Track down each line that has the word "this" and copy it.

--- Begin Material for the task ---

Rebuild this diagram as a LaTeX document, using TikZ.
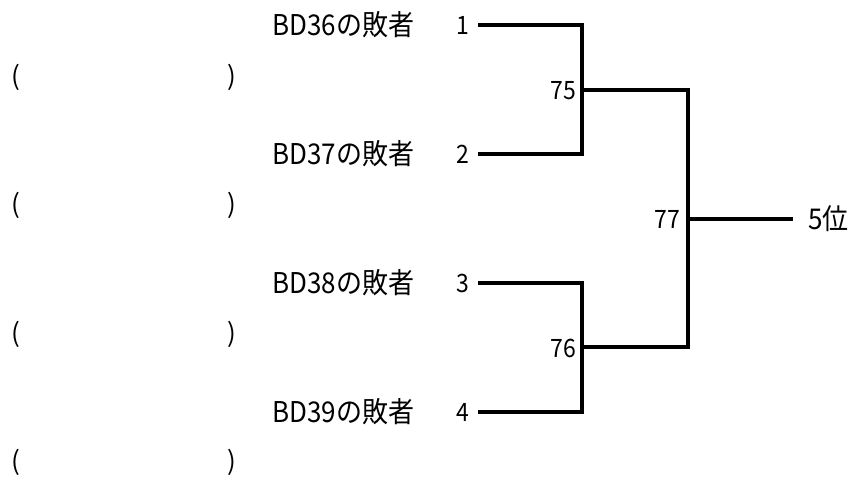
\documentclass[tikz,border=0pt]{standalone}
\usepackage{fontspec}
\setmainfont{Noto Sans CJK JP}
\newcommand{\tall}[1]{\scalebox{1}[1.1]{#1}}
\begin{document}
\begin{tikzpicture}[x=1pt,y=-1pt,
  lbl/.style={inner sep=0pt,anchor=west,font=\fontsize{26}{28}\selectfont},
  num/.style={inner sep=0pt,anchor=east,font=\fontsize{23}{25}\selectfont},
  par/.style={inner sep=0pt,font=\fontsize{26}{28}\selectfont},
  br/.style={line width=3.2pt}]
\useasboundingbox (0,0) rectangle (853,479);
% team labels
\node[lbl] (t1) at (272,25) {\tall{BD36の敗者}};
\node[lbl] (t2) at (272,154) {\tall{BD37の敗者}};
\node[lbl] (t3) at (272,283) {\tall{BD38の敗者}};
\node[lbl] (t4) at (272,412) {\tall{BD39の敗者}};
% seed numbers
\node[num] (n1) at (469,25) {\tall{1}};
\node[num] (n2) at (469,154) {\tall{2}};
\node[num] (n3) at (469,283) {\tall{3}};
\node[num] (n4) at (469,412) {\tall{4}};
% parentheses
\node[par] (pl1) at (16,77) {(};  \node[par] (pr1) at (232,77) {)};
\node[par] (pl2) at (16,205) {(}; \node[par] (pr2) at (232,205) {)};
\node[par] (pl3) at (16,334) {(}; \node[par] (pr3) at (232,334) {)};
\node[par] (pl4) at (16,462) {(}; \node[par] (pr4) at (232,462) {)};
% match labels
\node[num] (m75) at (576,91) {\tall{75}};
\node[num] (m76) at (576,348) {\tall{76}};
\node[num] (m77) at (680,219) {\tall{77}};
\node[lbl] (res) at (808,219) {\tall{5位}};
% bracket coordinates
\coordinate (a1) at (478,25);
\coordinate (a2) at (478,154);
\coordinate (a3) at (478,283);
\coordinate (a4) at (478,412);
\coordinate (j75) at (582,90);
\coordinate (j76) at (582,347);
\coordinate (j77) at (688,219);
\coordinate (e77) at (793,219);
\draw[br] (a1) -| (j75) |- (a2);
\draw[br] (a3) -| (j76) |- (a4);
\draw[br] (j75) -| (j77) |- (j76);
\draw[br] (j77) -- (e77);
\end{tikzpicture}
\end{document}
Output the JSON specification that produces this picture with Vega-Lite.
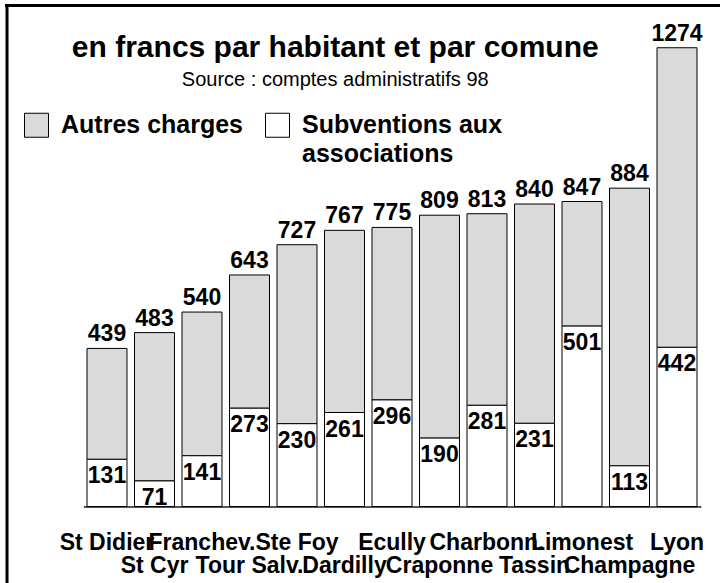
{
  "$schema": "https://vega.github.io/schema/vega-lite/v6.json",
  "width": 713.5,
  "height": 577.5,
  "autosize": {"type": "none"},
  "padding": {"left": 6.5, "top": 5.5, "right": 0, "bottom": 0},
  "background": "white",
  "config": {"font": "Liberation Sans", "view": {"stroke": null}},
  "title": {
    "text": "en francs par habitant et par comune",
    "subtitle": "Source : comptes administratifs 98",
    "anchor": "middle",
    "font": "Liberation Sans",
    "fontSize": 30,
    "fontWeight": "bold",
    "color": "black",
    "subtitleFont": "Liberation Sans",
    "subtitleFontSize": 20,
    "subtitleColor": "black",
    "subtitlePadding": 7,
    "offset": -87,
    "dx": -28
  },
  "datasets": {
    "charges": [
      {"commune": "St Didier", "serie": "Autres charges", "valeur": 308},
      {"commune": "St Didier", "serie": "Subventions aux associations", "valeur": 131},
      {"commune": "St Cyr", "serie": "Autres charges", "valeur": 412},
      {"commune": "St Cyr", "serie": "Subventions aux associations", "valeur": 71},
      {"commune": "Franchev.", "serie": "Autres charges", "valeur": 399},
      {"commune": "Franchev.", "serie": "Subventions aux associations", "valeur": 141},
      {"commune": "Tour Salv.", "serie": "Autres charges", "valeur": 370},
      {"commune": "Tour Salv.", "serie": "Subventions aux associations", "valeur": 273},
      {"commune": "Ste Foy", "serie": "Autres charges", "valeur": 497},
      {"commune": "Ste Foy", "serie": "Subventions aux associations", "valeur": 230},
      {"commune": "Dardilly", "serie": "Autres charges", "valeur": 506},
      {"commune": "Dardilly", "serie": "Subventions aux associations", "valeur": 261},
      {"commune": "Ecully", "serie": "Autres charges", "valeur": 479},
      {"commune": "Ecully", "serie": "Subventions aux associations", "valeur": 296},
      {"commune": "Craponne", "serie": "Autres charges", "valeur": 619},
      {"commune": "Craponne", "serie": "Subventions aux associations", "valeur": 190},
      {"commune": "Charbonn.", "serie": "Autres charges", "valeur": 532},
      {"commune": "Charbonn.", "serie": "Subventions aux associations", "valeur": 281},
      {"commune": "Tassin", "serie": "Autres charges", "valeur": 609},
      {"commune": "Tassin", "serie": "Subventions aux associations", "valeur": 231},
      {"commune": "Limonest", "serie": "Autres charges", "valeur": 346},
      {"commune": "Limonest", "serie": "Subventions aux associations", "valeur": 501},
      {"commune": "Champagne", "serie": "Autres charges", "valeur": 771},
      {"commune": "Champagne", "serie": "Subventions aux associations", "valeur": 113},
      {"commune": "Lyon", "serie": "Autres charges", "valeur": 832},
      {"commune": "Lyon", "serie": "Subventions aux associations", "valeur": 442}
    ],
    "totaux": [
      {"commune": "St Didier", "valeur": 439},
      {"commune": "St Cyr", "valeur": 483},
      {"commune": "Franchev.", "valeur": 540},
      {"commune": "Tour Salv.", "valeur": 643},
      {"commune": "Ste Foy", "valeur": 727},
      {"commune": "Dardilly", "valeur": 767},
      {"commune": "Ecully", "valeur": 775},
      {"commune": "Craponne", "valeur": 809},
      {"commune": "Charbonn.", "valeur": 813},
      {"commune": "Tassin", "valeur": 840},
      {"commune": "Limonest", "valeur": 847},
      {"commune": "Champagne", "valeur": 884},
      {"commune": "Lyon", "valeur": 1274}
    ]
  },
  "layer": [
    {
      "encoding": {
        "x": {
          "field": "commune",
          "type": "nominal",
          "sort": ["St Didier", "St Cyr", "Franchev.", "Tour Salv.", "Ste Foy", "Dardilly", "Ecully", "Craponne", "Charbonn.", "Tassin", "Limonest", "Champagne", "Lyon"],
          "scale": {"range": [76.75, 694.25], "paddingInner": 0.158, "paddingOuter": 0.079},
          "axis": {
            "orient": "bottom",
            "offset": -76.5,
            "title": null,
            "ticks": false,
            "domainColor": "#555555",
            "domainWidth": 2,
            "labelFont": "Liberation Sans",
            "labelFontSize": 23,
            "labelFontWeight": "bold",
            "labelColor": "black",
            "labelAngle": 0,
            "labelBaseline": "top",
            "labelPadding": 25,
            "labelLineHeight": 23,
            "labelOverlap": false,
            "labelLimit": 0,
            "labelExpr": "indexof(['St Cyr','Tour Salv.','Dardilly','Craponne','Tassin','Champagne'], datum.value) >= 0 ? ['', datum.value] : datum.value"
          }
        },
        "y": {
          "field": "valeur",
          "type": "quantitative",
          "scale": {"domain": [-212.4, 1391.3], "nice": false, "zero": false},
          "axis": {
            "title": null,
            "labels": false,
            "ticks": false,
            "grid": false,
            "domain": true,
            "domainColor": "black",
            "domainWidth": 3,
            "domainCap": "square"
          }
        }
      },
      "layer": [
        {
          "data": {"name": "charges"},
          "mark": {"type": "bar", "stroke": "black", "strokeWidth": 1},
          "encoding": {
            "fill": {
              "field": "serie",
              "type": "nominal",
              "scale": {"domain": ["Autres charges", "Subventions aux associations"], "range": ["#dadada", "#ffffff"]},
              "legend": {
                "orient": "none",
                "legendX": 17.5,
                "legendY": 107,
                "direction": "horizontal",
                "title": null,
                "padding": 0,
                "symbolType": "square",
                "symbolSize": 576,
                "symbolStrokeColor": "black",
                "symbolStrokeWidth": 1,
                "labelFont": "Liberation Sans",
                "labelFontSize": 25,
                "labelFontWeight": "bold",
                "labelColor": "black",
                "labelOffset": 12,
                "labelLimit": 0,
                "columnPadding": 19,
                "labelExpr": "datum.label == 'Subventions aux associations' ? ['Subventions aux', 'associations'] : [datum.label, '']",
                "encode": {"labels": {"update": {"lineHeight": {"value": 29}}}}
              }
            },
            "order": {"field": "serie", "sort": "descending"}
          }
        },
        {
          "data": {"name": "charges"},
          "transform": [{"filter": "datum.serie == 'Subventions aux associations'"}],
          "mark": {"type": "text", "font": "Liberation Sans", "fontSize": 23, "fontWeight": "bold", "color": "black", "baseline": "alphabetic", "dy": 24},
          "encoding": {"text": {"field": "valeur", "type": "quantitative"}}
        },
        {
          "data": {"name": "totaux"},
          "mark": {"type": "text", "font": "Liberation Sans", "fontSize": 23, "fontWeight": "bold", "color": "black", "baseline": "alphabetic", "dy": -7},
          "encoding": {"text": {"field": "valeur", "type": "quantitative"}}
        }
      ]
    },
    {
      "data": {"values": [{"cadre": "haut"}]},
      "mark": {"type": "rule", "color": "black", "strokeWidth": 3, "strokeCap": "square"},
      "encoding": {"y": {"datum": 1391.3}}
    }
  ]
}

--- End Material for the task ---

§ Answer to the task:
Rebuild this diagram as a LaTeX document, using TikZ.
Output the JSON specification that produces this picture with Vega-Lite.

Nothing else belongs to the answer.